The BOJ’s bond holdings – which stood at JPY586 trillion on Feb 10 – and its lack of a plan to lower the balance drastically, will also continue to temper JGB yields, officials believe.
Significant uncertainties ahead make forecasting the neutral rate problematic and the BOJ sees no sufficient evidence to justify the market’s higher estimate, with officials standing by their previous 1-2.5% neutral rate forecast range, ruling out any upward revision unless the economy and prices evolve. (See MNI POLICY: BOJ Fears Neutral Lower Than Previously Estimated)
BOJ READY
Governor Kazuo Ueda told the Diet Friday the Bank would buy bonds nimbly should yields rise sharply, seeking to temper JGBs and the yen. The 10-year JGB yield rose to 1.455% on the back of stronger core CPI, which accelerated 20 basis points to 3.2% in January, but fell following Ueda's comments.

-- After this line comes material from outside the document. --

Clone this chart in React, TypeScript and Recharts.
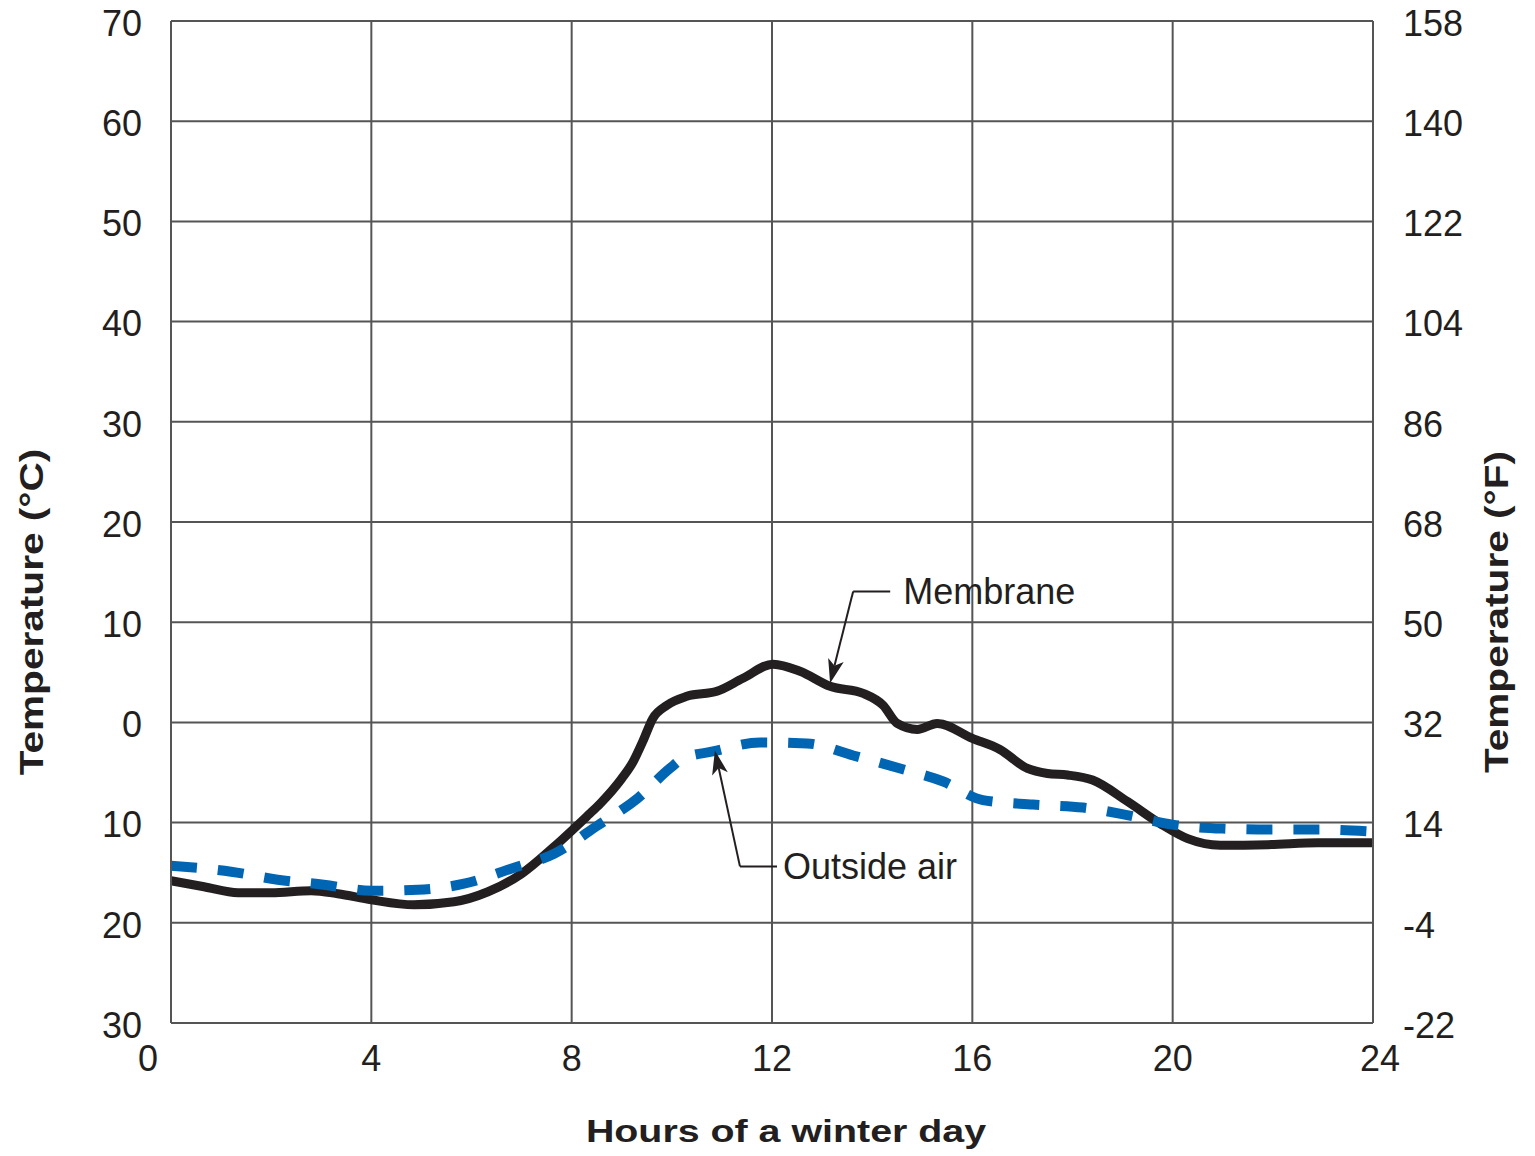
import { LineChart, Line, XAxis, YAxis, CartesianGrid, ReferenceLine, ReferenceDot, Label } from 'recharts';

// hours of the day / temperature in °C
const membraneHours = [0, 0.66, 1.34, 2.0, 2.8, 3.33, 4.0, 4.85, 5.65, 6.33, 7.0, 7.65, 8.33, 8.57, 9.0, 9.23, 9.42, 9.62, 9.9, 10.3, 10.9, 11.42, 12.02, 12.56, 13.16, 13.82, 14.22, 14.5, 14.9, 15.3, 16.0, 16.55, 17.1, 17.5, 17.9, 18.4, 19.1, 19.75, 20.3, 20.95, 21.9, 22.9, 24];
const membraneTemps = [-15.8, -16.4, -17.0, -17.0, -16.8, -17.1, -17.7, -18.2, -17.9, -16.9, -15.1, -12.4, -9.25, -8.1, -5.6, -3.9, -1.9, 0.4, 1.7, 2.6, 3.1, 4.4, 5.8, 5.1, 3.6, 2.9, 1.7, -0.1, -0.7, -0.1, -1.6, -2.7, -4.6, -5.1, -5.25, -5.75, -7.9, -10.1, -11.6, -12.25, -12.2, -12.0, -12.0];

const airHours = [0, 1.2, 2.13, 3.05, 4.0, 4.93, 5.85, 6.79, 7.65, 8.53, 9.31, 9.96, 10.22, 10.82, 11.76, 12.7, 13.62, 14.56, 15.42, 16.21, 17.21, 18.21, 19.09, 20.0, 21.0, 21.94, 22.94, 24];
const airTemps = [-14.3, -14.9, -15.7, -16.2, -16.8, -16.7, -16.1, -14.6, -13.1, -10.25, -7.6, -4.6, -3.6, -2.9, -2.0, -2.1, -3.3, -4.6, -5.9, -7.75, -8.2, -8.5, -9.25, -10.2, -10.6, -10.7, -10.7, -10.9];

const hourTicks = [0, 4, 8, 12, 16, 20, 24];
const celsiusTicks = [-30, -20, -10, 0, 10, 20, 30, 40, 50, 60, 70];

const membraneData = membraneHours.map((h, i) => ({ hour: h, temp: membraneTemps[i] }));
const airData = airHours.map((h, i) => ({ hour: h, temp: airTemps[i] }));

const FONT = '"Liberation Sans", Arial, Helvetica, sans-serif';
const INK = '#231f20';
const GRID = '#555';

const XTick = (props: any) => {
  const { x, y, payload } = props;
  const shift = payload.value === 0 ? -23 : payload.value === 24 ? 7 : 0;
  return (
    <text x={x + shift} y={y} dy="0.71em" textAnchor="middle" fontSize={36} fontFamily={FONT} fill={INK}>
      {payload.value}
    </text>
  );
};

// the titles in the figure are set wider than the regular face
const SideTitle = (props: any) => {
  const { viewBox, value, offsetX } = props;
  const cx = viewBox.x + offsetX;
  const cy = 612;
  return (
    <text transform={`translate(${cx}, ${cy}) rotate(-90) scale(1.23, 1)`} textAnchor="middle" dominantBaseline="central"
      fontSize={33} fontWeight="bold" fontFamily={FONT} fill={INK}>
      {value}
    </text>
  );
};

const BottomTitle = (props: any) => {
  const { value } = props;
  return (
    <text transform="translate(786, 1142) scale(1.27, 1)" textAnchor="middle" fontSize={31} fontWeight="bold" fontFamily={FONT} fill={INK}>
      {value}
    </text>
  );
};

const Arrow = (props: any) => {
  const { x1, y1, x2, y2 } = props;
  const a = Math.atan2(y2 - y1, x2 - x1);
  const len = 24;
  const half = 8;
  const bx = x2 - len * Math.cos(a);
  const by = y2 - len * Math.sin(a);
  const nx = -Math.sin(a) * half;
  const ny = Math.cos(a) * half;
  const mx = x2 - (len - 6) * Math.cos(a);
  const my = y2 - (len - 6) * Math.sin(a);
  return (
    <g>
      <line x1={x1} y1={y1} x2={mx} y2={my} stroke={INK} strokeWidth={2} />
      <polygon points={`${x2},${y2} ${bx + nx},${by + ny} ${mx},${my} ${bx - nx},${by - ny}`} fill={INK} />
    </g>
  );
};

export default function App() {
  return (
    <div style={{ position: 'absolute', left: 0, top: 0, background: '#fff' }}>
      <LineChart width={1535} height={1156} margin={{ top: 21, right: 0, bottom: 0, left: 0 }}>
        <CartesianGrid yAxisId="c" stroke={GRID} strokeWidth={2} />
        <XAxis
          type="number"
          dataKey="hour"
          domain={[0, 24]}
          ticks={hourTicks}
          height={133}
          tickSize={0}
          tickMargin={22}
          axisLine={{ stroke: GRID, strokeWidth: 2 }}
          tick={<XTick />}
          label={<Label value="Hours of a winter day" content={<BottomTitle />} />}
        />
        <YAxis
          yAxisId="c"
          type="number"
          domain={[-30, 70]}
          ticks={celsiusTicks}
          width={171}
          tickSize={0}
          tickMargin={29}
          axisLine={{ stroke: GRID, strokeWidth: 2 }}
          tickFormatter={(v: number) => String(Math.abs(v))}
          tick={{ fontSize: 36, fill: INK, fontFamily: FONT, dy: 2 }}
          label={<Label value="Temperature (°C)" content={<SideTitle offsetX={32} />} />}
        />
        <YAxis
          yAxisId="f"
          orientation="right"
          type="number"
          domain={[-30, 70]}
          ticks={celsiusTicks}
          width={162}
          tickSize={0}
          tickMargin={30}
          axisLine={{ stroke: GRID, strokeWidth: 2 }}
          tickFormatter={(v: number) => String(Math.round(v * 1.8 + 32))}
          tick={{ fontSize: 36, fill: INK, fontFamily: FONT, dy: 2 }}
          label={<Label value="Temperature (°F)" content={<SideTitle offsetX={124} />} />}
        />
        <Line
          yAxisId="c"
          data={membraneData}
          dataKey="temp"
          type="monotone"
          stroke={INK}
          strokeWidth={9}
          dot={false}
          isAnimationActive={false}
        />
        <Line
          yAxisId="f"
          data={airData}
          dataKey="temp"
          type="monotone"
          stroke="#0066b3"
          strokeWidth={10}
          strokeDasharray="26 21"
          dot={false}
          isAnimationActive={false}
        />
        <ReferenceLine yAxisId="c" segment={[{ x: 13.62, y: 13.07 }, { x: 14.36, y: 13.07 }]} stroke={INK} strokeWidth={2} />
        <ReferenceLine yAxisId="c" segment={[{ x: 13.62, y: 13.07 }, { x: 13.16, y: 3.9 }]} shape={<Arrow />} />
        <ReferenceDot yAxisId="c" x={14.62} y={13.07} r={0} fill="none" stroke="none"
          label={{ value: 'Membrane', position: 'right', offset: 0, fontSize: 36, fill: INK, fontFamily: FONT }} />
        <ReferenceLine yAxisId="c" segment={[{ x: 11.36, y: -14.37 }, { x: 12.1, y: -14.37 }]} stroke={INK} strokeWidth={2} />
        <ReferenceLine yAxisId="c" segment={[{ x: 11.36, y: -14.37 }, { x: 10.86, y: -2.8 }]} shape={<Arrow />} />
        <ReferenceDot yAxisId="c" x={12.22} y={-14.37} r={0} fill="none" stroke="none"
          label={{ value: 'Outside air', position: 'right', offset: 0, fontSize: 36, fill: INK, fontFamily: FONT }} />
      </LineChart>
    </div>
  );
}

The BOJ is focused on whether the 10-year bond yield shows signs of rising toward 2% rapidly and it stands ready to act should a sharp increase adversely affect economic activity.
While the dollar fell to JPY149.40 in New York trading on Thursday – its lowest level since December 2024 – it is still weaker than it was last October, keeping upward pressure on inflation.
The Federal Reserve will likely pause easing following recent sticky inflation, which will prevent further sharp yen appreciation despite additional BOJ hikes.
Real interest rates will remain negative should the Board choose to hike the policy rate another 25bp to 0.75%, but BOJ officials have found gauging the impact of such a move on financial markets and sentiment challenging, as an additional increase would fuel speculation over a 1% policy rateand could force the BOJ to temper yields preemptively via bond purchases.
While Bank officials acknowledge price moves are deviating from the BOJ’s forecasts, they see no evidence yet of a wage-price spiral. Temporary factors have boosted inflation and officials are studying whether these drivers feed into underlying inflation, and increase the upside risk to prices.